2023.10.07 ARの世界の「アップル」めざす 中国XREALのチー・シュー創業者兼CEOにTGSで聞く

TGSで新製品も披露した

 AR(拡張現実)グラスで世界トップシェアの中国XREALは日本法人を通じて、「東京ゲームショウ(TGS)2023」に出展した。3DのAR技術などで、エンターテインメントだけではなく、さまざまな社会の場面でAR浸透をめざす。創業者兼CEOのチー・シュー氏に狙いや今後の展望を聞いた。

 -今回の出展の狙いを。

 チー氏 製品のローンチにあわせての訴求。ゲーミングはユースケースとして大きい分野なので、焦点を当て、ARグラス業界とゲーミング業界を融合させてアプローチしていきたい。

 先日、米サンフランシスコであった「GDC 2023」にも参加し、手応えがあった。その際、75%の方が弊社を知っていた。残りの25%の層に向けて認知度を高めていきたい。世界的には1億台の市場をめざす。

 そんな中で、日本はカギになる国の一つ。日本の消費者は新しい製品・技術への関心が高く、熱がある。当社製品への信頼もいただいている。

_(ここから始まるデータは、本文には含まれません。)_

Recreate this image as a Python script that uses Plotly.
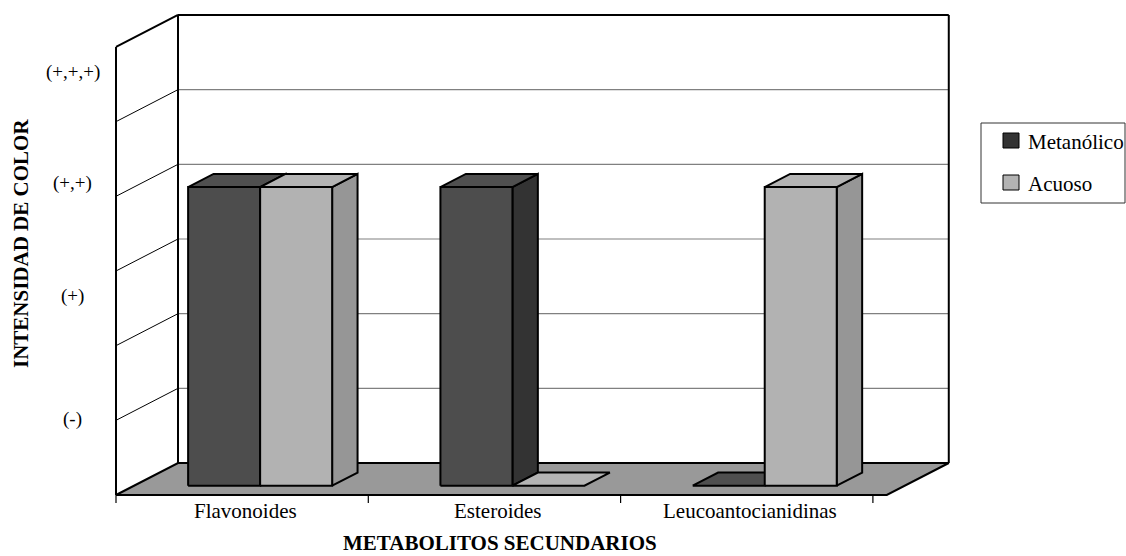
import plotly.graph_objects as go

# ---- data -------------------------------------------------------------
categories = ["Flavonoides", "Esteroides", "Leucoantocianidinas"]
metanolico = [4, 4, 0]
acuoso = [4, 0, 4]
series_names = ["Metanólico", "Acuoso"]

y_tick_labels = ["(-)", "(+)", "(+,+)", "(+,+,+)"]
y_tick_values = [1.02, 2.66, 4.18, 5.66]
y_max = 6

x_title = "METABOLITOS SECUNDARIOS"
y_title = "INTENSIDAD DE COLOR"

# ---- styling / geometry ----------------------------------------------
W, H = 1126, 556
FONT = "Liberation Serif, Times New Roman, serif"
ORIGIN = (116, 495)          # pixel of (x=0, y=0) on the front plane
PX_X = 252.3                 # pixels per category
PX_Y = 74.67                 # pixels per value unit
DEPTH_DX = 62 / PX_X         # oblique depth offset (data units)
DEPTH_DY = 32 / PX_Y
WALL_W = 3.055               # width of walls/floor in category units
BAR_W = 0.2854
BAR_D0, BAR_D1 = 0.29, 0.70  # bar depth span (fraction of full depth)

COLORS = {
    "Metanólico": dict(front="#4d4d4d", top="#4f4f4f", side="#333333", swatch="#333333"),
    "Acuoso": dict(front="#b2b2b2", top="#b4b4b4", side="#969696", swatch="#b3b3b3"),
}

# plot area (pixels) and corresponding axis ranges
L_PX, R_PX, T_PX, B_PX = 106, 960, 6, 512
x_range = [(L_PX - ORIGIN[0]) / PX_X, (R_PX - ORIGIN[0]) / PX_X]
y_range = [(ORIGIN[1] - B_PX) / PX_Y, (ORIGIN[1] - T_PX) / PX_Y]


def proj(x, y, d):
    """Oblique projection of (x, value, depth) onto the 2-D axes."""
    return x + d * DEPTH_DX, y + d * DEPTH_DY


def px_paper(px, py):
    return (px - L_PX) / (R_PX - L_PX), 1 - (py - T_PX) / (B_PX - T_PX)


fig = go.Figure()


def poly(pts, fill, lw=2.0, color="black"):
    xs = [p[0] for p in pts] + [pts[0][0]]
    ys = [p[1] for p in pts] + [pts[0][1]]
    fig.add_trace(go.Scatter(
        x=xs, y=ys, mode="lines", fill="toself", fillcolor=fill,
        line=dict(color=color, width=lw), hoverinfo="skip", showlegend=False))


def seg(p, q, color="black", lw=1.0):
    fig.add_trace(go.Scatter(
        x=[p[0], q[0]], y=[p[1], q[1]], mode="lines",
        line=dict(color=color, width=lw), hoverinfo="skip", showlegend=False))


# back wall and its gridlines
poly([proj(0, 0, 1), proj(WALL_W, 0, 1), proj(WALL_W, y_max, 1), proj(0, y_max, 1)],
     "white", lw=0.1, color="white")
for k in range(1, y_max):
    seg(proj(0, k, 1), proj(WALL_W, k, 1), color="#808080", lw=1.2)

# left wall and its gridlines
poly([proj(0, 0, 0), proj(0, 0, 1), proj(0, y_max, 1), proj(0, y_max, 0)],
     "white", lw=0.1, color="white")
for k in range(1, y_max):
    seg(proj(0, k, 0), proj(0, k, 1), color="black", lw=1.0)

# wall outlines
seg(proj(0, y_max, 1), proj(WALL_W, y_max, 1), lw=2)
seg(proj(WALL_W, 0, 1), proj(WALL_W, y_max, 1), lw=2)
seg(proj(0, 0, 1), proj(0, y_max, 1), lw=2)
seg(proj(0, 0, 0), proj(0, y_max, 0), lw=2)
seg(proj(0, y_max, 0), proj(0, y_max, 1), lw=2)

# floor
poly([proj(0, 0, 0), proj(WALL_W, 0, 0), proj(WALL_W, 0, 1), proj(0, 0, 1)],
     "#999999", lw=2)

# bars (drawn left to right so nearer right faces overlap correctly)
for i, cat in enumerate(categories):
    for s, (name, vals) in enumerate(zip(series_names, [metanolico, acuoso])):
        v = vals[i]
        c = COLORS[name]
        x0 = i + 0.5 - BAR_W + s * BAR_W
        x1 = x0 + BAR_W
        if v > 0:
            poly([proj(x1, 0, BAR_D0), proj(x1, 0, BAR_D1),
                  proj(x1, v, BAR_D1), proj(x1, v, BAR_D0)], c["side"])
            poly([proj(x0, 0, BAR_D0), proj(x1, 0, BAR_D0),
                  proj(x1, v, BAR_D0), proj(x0, v, BAR_D0)], c["front"])
        poly([proj(x0, v, BAR_D0), proj(x1, v, BAR_D0),
              proj(x1, v, BAR_D1), proj(x0, v, BAR_D1)], c["top"])

# category ticks along the front floor edge
for k in range(len(categories) + 1):
    seg((k, 0), (k, -8 / PX_Y), lw=1.2)

annotations = []
for i, cat in enumerate(categories):
    annotations.append(dict(
        x=i + 0.5, y=0, xref="x", yref="y", text=cat, showarrow=False,
        xanchor="center", yanchor="middle", xshift=3, yshift=-16,
        font=dict(family=FONT, size=21, color="black")))

for lab, val in zip(y_tick_labels, y_tick_values):
    annotations.append(dict(
        x=0, y=val, xref="x", yref="y", text=lab, showarrow=False,
        xanchor="center", yanchor="middle", xshift=-43.5,
        font=dict(family=FONT, size=19, color="black")))

tx, ty = px_paper(500, 556)
annotations.append(dict(
    x=tx, y=ty, xref="paper", yref="paper", text=f"<b>{x_title}</b>",
    showarrow=False, xanchor="center", yanchor="bottom", borderpad=0,
    font=dict(family=FONT, size=21, color="black")))
tx, ty = px_paper(21, 244)
annotations.append(dict(
    x=tx, y=ty, xref="paper", yref="paper", text=f"<b>{y_title}</b>",
    showarrow=False, xanchor="center", yanchor="middle", textangle=-90,
    font=dict(family=FONT, size=21, color="black")))

# legend box
shapes = []
bx0, by0 = px_paper(981, 123)
bx1, by1 = px_paper(1125, 203)
shapes.append(dict(type="rect", xref="paper", yref="paper", x0=bx0, y0=by0,
                   x1=bx1, y1=by1, line=dict(color="#333333", width=1),
                   fillcolor="white"))
for j, name in enumerate(series_names):
    cy = 140.5 + j * 42
    sx0, sy0 = px_paper(1003, cy - 7.5)
    sx1, sy1 = px_paper(1019, cy + 7.5)
    shapes.append(dict(type="rect", xref="paper", yref="paper", x0=sx0, y0=sy0,
                       x1=sx1, y1=sy1, line=dict(color="black", width=1),
                       fillcolor=COLORS[name]["swatch"]))
    lx, ly = px_paper(1026, cy + 1)
    annotations.append(dict(
        x=lx, y=ly, xref="paper", yref="paper", text=name, showarrow=False,
        xanchor="left", yanchor="middle",
        font=dict(family=FONT, size=21, color="black")))

fig.update_layout(
    width=W, height=H, autosize=False,
    margin=dict(l=L_PX, r=W - R_PX, t=T_PX, b=H - B_PX, pad=0),
    paper_bgcolor="white", plot_bgcolor="white",
    xaxis=dict(range=x_range, visible=False, fixedrange=True),
    yaxis=dict(range=y_range, visible=False, fixedrange=True),
    showlegend=False,
    annotations=annotations, shapes=shapes,
)

fig.write_html("out.html", config={"displayModeBar": False})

 -ヘルメット型ではなく、軽量のメガネ型を展開していますが、反響などは。

 チー氏 スマートフォンや携帯型デバイスのディスプレイー、モニターなどを見ている顧客層や、大きな画面で動画を見ている層などが主なターゲット。いずれディスプレーは物理的なものから、仮想のものにシフトしていくと考える。

 当社の製品は、軽量、薄型で鮮明な画像という点で訴求できている。TGSはゲームファンだけでなく開発者も多く、関心を持ってもらえた。多くの潜在的パートナーとも話をしたが、VR/AR業界自体がまだ初期の段階にあり、空間ディスプレーなど考え方を共有していきたい。

 -競合も多くありますが、差異化はどう進めますか。

 チー氏 基本的に、競合は歓迎している。米アップルが新しいVRゴーグルを発表したが、こうした製品が出ることで認知度が高まり、市場自体が大きくなる。私たちはこの分野のパイオニア、イノベーターとしてXR市場を引っ張っていきたい。

 振り返って考えると、スマホにしてもイノベーションは必ずしも大手企業発ではなく、スタートアップのような企業から生まれている。当社はスマホのある世代にとってのアップルのように、VR/AR業界で代表的な存在になりたい。